LLM-Supported DevelopmentPosted by James
This content is copyright dxw, republished with permission.
DISCLAIMER: AI is the latest thing in the hype cycle, specifically LLMs. I don’t buy into the hype, but I did work in AI research 20 years ago, and the recent progress is properly incredible compared to where we were back then. I’m not an AGI hype man, but also I definitely think this is a lot more interesting and potentially useful than “fancy autocomplete” as some have said. OK, on with the actual post…
When ChatGPT first launched, almost a year ago, it didn’t take long for people to realise that it could write code. My immediate reaction to that was “lol, call me when it can open PRs on my projects to fill in all the tests I didn’t get round to writing”.
Fast forward a few months (and the last few months in AI/LLMs have been wild), and it seems that I wasn’t the only person who thought that. Enter Sweep (ignore the slightly-offensive tagline that it’s an “AI-powered junior developer”, let’s call it an “LLM-powered PR generator”). I’ve tried it a couple of times on my own side-project code (more on that later), and I’m definitely intrigued.
It works in a way that’s tightly integrated into the GitHub workflow, so you start out by opening an issue asking it to make a particular change. For instance: Sweep: add unit tests for application_helper.rb.
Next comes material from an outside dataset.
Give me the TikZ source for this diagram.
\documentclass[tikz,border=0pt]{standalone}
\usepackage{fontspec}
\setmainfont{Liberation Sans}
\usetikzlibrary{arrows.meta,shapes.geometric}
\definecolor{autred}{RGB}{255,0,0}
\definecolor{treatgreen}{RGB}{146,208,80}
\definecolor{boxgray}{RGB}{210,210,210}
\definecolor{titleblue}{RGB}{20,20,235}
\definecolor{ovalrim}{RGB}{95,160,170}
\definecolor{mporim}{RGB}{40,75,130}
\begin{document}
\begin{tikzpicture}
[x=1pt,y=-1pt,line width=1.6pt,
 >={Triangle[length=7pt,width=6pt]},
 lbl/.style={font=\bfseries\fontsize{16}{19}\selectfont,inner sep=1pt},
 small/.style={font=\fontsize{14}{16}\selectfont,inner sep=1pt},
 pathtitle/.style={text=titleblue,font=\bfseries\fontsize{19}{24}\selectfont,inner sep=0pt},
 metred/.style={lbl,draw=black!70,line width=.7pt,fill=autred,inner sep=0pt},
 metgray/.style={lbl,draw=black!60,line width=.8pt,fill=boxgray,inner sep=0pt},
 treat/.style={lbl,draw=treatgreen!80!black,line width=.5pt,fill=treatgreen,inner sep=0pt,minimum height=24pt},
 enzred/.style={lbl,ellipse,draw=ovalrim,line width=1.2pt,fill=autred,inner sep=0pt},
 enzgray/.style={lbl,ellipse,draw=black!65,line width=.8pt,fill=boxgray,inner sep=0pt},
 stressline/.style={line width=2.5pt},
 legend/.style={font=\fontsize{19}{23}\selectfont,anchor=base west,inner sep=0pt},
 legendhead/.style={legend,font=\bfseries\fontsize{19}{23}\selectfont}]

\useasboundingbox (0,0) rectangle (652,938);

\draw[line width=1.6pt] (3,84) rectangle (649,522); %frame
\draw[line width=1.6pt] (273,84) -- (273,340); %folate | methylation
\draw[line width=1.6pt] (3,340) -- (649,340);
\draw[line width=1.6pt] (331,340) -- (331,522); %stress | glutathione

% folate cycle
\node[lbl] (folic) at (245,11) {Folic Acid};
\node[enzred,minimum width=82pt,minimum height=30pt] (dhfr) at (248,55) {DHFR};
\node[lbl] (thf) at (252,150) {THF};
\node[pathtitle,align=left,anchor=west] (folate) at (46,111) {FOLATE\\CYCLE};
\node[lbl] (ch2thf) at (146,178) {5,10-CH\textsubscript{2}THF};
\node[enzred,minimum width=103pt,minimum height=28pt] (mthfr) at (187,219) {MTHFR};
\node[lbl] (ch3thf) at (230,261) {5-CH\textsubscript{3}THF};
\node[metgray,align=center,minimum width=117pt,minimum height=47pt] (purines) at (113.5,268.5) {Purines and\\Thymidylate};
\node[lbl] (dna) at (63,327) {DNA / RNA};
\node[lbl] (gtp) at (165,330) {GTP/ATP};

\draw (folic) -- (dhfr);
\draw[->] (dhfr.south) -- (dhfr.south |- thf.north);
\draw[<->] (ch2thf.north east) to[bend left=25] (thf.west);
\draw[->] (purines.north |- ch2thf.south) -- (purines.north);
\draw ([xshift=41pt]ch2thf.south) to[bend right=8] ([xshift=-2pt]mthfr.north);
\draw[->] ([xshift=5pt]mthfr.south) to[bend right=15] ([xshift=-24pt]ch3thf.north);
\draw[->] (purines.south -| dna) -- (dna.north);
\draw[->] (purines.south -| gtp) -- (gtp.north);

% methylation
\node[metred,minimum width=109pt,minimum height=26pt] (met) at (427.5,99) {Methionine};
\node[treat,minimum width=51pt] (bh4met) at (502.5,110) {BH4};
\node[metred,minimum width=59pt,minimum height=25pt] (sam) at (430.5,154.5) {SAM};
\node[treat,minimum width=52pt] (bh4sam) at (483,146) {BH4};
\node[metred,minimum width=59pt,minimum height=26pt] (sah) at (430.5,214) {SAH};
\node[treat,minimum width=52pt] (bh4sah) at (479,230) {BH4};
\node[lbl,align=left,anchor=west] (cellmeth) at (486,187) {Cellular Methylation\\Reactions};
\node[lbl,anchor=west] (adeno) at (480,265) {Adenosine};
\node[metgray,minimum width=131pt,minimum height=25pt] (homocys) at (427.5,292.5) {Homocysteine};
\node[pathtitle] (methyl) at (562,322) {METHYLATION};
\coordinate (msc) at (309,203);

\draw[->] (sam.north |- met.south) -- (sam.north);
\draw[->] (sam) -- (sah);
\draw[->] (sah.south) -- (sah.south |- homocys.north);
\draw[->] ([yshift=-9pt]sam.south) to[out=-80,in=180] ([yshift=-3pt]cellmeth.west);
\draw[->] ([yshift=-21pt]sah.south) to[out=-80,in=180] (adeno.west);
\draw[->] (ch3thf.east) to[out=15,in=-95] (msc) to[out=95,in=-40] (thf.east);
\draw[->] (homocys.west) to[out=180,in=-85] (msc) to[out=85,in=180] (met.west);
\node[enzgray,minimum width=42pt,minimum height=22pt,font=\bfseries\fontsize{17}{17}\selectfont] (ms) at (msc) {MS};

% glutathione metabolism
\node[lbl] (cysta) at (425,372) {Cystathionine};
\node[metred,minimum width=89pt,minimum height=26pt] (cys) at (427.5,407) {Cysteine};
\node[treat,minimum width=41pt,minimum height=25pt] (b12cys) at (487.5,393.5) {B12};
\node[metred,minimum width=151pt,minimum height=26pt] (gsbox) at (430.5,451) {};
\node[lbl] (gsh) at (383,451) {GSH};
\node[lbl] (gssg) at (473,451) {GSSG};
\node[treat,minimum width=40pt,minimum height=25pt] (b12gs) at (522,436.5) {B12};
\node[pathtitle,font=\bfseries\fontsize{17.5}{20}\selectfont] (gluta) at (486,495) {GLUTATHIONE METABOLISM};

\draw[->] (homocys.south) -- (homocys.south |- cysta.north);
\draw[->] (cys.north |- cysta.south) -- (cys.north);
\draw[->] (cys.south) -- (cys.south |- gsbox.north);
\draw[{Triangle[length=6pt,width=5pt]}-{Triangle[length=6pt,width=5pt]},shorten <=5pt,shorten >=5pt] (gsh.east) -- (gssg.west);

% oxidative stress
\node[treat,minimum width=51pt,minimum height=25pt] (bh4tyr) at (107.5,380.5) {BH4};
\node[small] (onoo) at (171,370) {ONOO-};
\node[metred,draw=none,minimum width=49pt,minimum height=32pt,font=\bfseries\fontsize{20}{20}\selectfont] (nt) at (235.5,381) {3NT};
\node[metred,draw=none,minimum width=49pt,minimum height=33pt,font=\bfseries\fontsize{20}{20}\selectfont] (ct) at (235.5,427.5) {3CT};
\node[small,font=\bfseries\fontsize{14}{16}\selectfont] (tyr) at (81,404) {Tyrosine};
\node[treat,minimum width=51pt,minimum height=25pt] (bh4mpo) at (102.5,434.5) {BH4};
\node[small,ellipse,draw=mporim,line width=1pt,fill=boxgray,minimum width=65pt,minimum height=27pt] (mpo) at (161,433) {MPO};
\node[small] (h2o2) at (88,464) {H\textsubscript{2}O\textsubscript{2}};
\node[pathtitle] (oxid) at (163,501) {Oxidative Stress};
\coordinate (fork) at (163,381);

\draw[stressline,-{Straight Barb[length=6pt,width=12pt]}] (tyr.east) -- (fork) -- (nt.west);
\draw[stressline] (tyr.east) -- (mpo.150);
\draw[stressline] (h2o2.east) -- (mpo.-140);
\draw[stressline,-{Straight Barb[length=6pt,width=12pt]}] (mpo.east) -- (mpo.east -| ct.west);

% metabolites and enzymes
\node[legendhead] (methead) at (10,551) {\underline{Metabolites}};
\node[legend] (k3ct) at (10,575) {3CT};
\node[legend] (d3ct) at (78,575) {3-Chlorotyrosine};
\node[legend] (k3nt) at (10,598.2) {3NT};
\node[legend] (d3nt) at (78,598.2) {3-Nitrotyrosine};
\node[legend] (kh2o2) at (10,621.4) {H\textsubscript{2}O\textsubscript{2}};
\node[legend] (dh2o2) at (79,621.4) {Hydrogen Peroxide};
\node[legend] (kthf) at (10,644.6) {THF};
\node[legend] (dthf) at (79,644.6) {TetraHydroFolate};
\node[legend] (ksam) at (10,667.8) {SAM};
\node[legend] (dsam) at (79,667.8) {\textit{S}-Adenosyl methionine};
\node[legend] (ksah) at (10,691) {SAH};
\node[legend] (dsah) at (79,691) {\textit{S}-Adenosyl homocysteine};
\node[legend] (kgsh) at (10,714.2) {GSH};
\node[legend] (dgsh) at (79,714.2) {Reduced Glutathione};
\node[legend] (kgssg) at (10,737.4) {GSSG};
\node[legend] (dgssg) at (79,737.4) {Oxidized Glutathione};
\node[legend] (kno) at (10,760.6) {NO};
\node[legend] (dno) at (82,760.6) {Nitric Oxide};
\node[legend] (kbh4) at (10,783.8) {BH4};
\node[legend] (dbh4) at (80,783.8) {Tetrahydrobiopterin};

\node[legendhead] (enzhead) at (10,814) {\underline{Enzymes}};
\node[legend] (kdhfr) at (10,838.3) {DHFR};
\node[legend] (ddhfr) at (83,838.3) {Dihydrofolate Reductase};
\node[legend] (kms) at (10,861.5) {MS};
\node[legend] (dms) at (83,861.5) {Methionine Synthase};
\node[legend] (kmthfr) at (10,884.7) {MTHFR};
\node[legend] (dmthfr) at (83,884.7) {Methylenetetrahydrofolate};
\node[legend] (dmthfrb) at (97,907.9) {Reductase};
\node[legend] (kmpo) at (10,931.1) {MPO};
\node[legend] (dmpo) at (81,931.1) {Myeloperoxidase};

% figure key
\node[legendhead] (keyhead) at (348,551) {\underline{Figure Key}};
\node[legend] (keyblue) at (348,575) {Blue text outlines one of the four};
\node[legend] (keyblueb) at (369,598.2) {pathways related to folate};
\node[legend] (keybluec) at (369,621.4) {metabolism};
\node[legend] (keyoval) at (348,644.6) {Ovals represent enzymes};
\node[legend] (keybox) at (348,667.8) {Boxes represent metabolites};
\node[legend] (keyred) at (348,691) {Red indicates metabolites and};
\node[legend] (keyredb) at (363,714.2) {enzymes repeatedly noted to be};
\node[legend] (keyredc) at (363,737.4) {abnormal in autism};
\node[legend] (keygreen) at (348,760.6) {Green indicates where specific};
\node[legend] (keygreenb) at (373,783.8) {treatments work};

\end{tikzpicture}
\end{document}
There’s a bunch of code in that file that I wrote in a hurry, and because this is a hobby project, I didn’t fully TDD it. So, can Sweep backfill the gaps for me?
I tried this first in the summer, and frankly Sweep fell flat on its face. It produced invalid code that didn’t even parse, let alone pass any tests. So, I forgot about it for a while. But, the other day, I gave it another shot, and yeah, it’s got a lot better.
Sweep goes away and starts adding comments to the ticket about what it’s doing. It’s very very open about how it’s working, which is unusual for AI tools; you really can see how it’s breaking down the problem and what it’s currently up to. First, it reads the entire codebase and interprets the request with that in mind - then it comes up with a plan of changes to make, before it finally goes to make them.
Once it’s done that, it opens a pull request with its changes, just as a human would. The tests and checks run, and if something fails, Sweep automatically reads the errors, feeding it back into the changes it made. You can then do a human pass over the PR (as you would with any code) and provide feedback just as you would for a human colleague.
So how does it do? In the case linked above, it wrote a new test file, added a load of happy-path tests, which (a) made sense, and (b) passed! It made one mistake, which brought up a failing test, and honestly it was a pretty reasonable error. I can imagine a junior dev calling over their colleague to say “why doesn’t this pass?”. It took me a minute or two to realise what was wrong, then I left a comment for Sweep. Sure enough, a few minutes later it fixed it exactly as I intended.
Here’s where things go off the rails a bit though. It also had some code style errors, and when I asked it to use double quotes for strings in the whole file to fix a lint problem, it completely misunderstood and went off on a rampage writing more tests (which, to be fair, were useful, just not what I asked for). Then when I asked it to undo that commit and go back to the previous version, it just started spewing out syntactically broken code. So, it’s not perfect yet.
BUT, those first two commits and the tests it wrote were great. So, I manually rolled the branch back and merged it in. My app is now partly written by a chatbot; strange days.
Sweep also hits a lot of other buttons that make me prefer it over things like Copilot. It’s open source, you can self-host it, and it’s open about how it’s working. There’s no black box here, apart from the actual ChatGPT LLM itself.
So, am I afraid AI is coming for my job? Well, not really. I think we might see it being used more and more though, in certain places. I don’t want AI to help me write algorithms or structure my architecture - that’s the interesting and fun bit. But, if something can run through my code finding errors, filling in gaps, take away the less-fun work that tends to get pushed aside, but is really important? Yeah, I’m interested, and I’ll keep exploring the possibilities.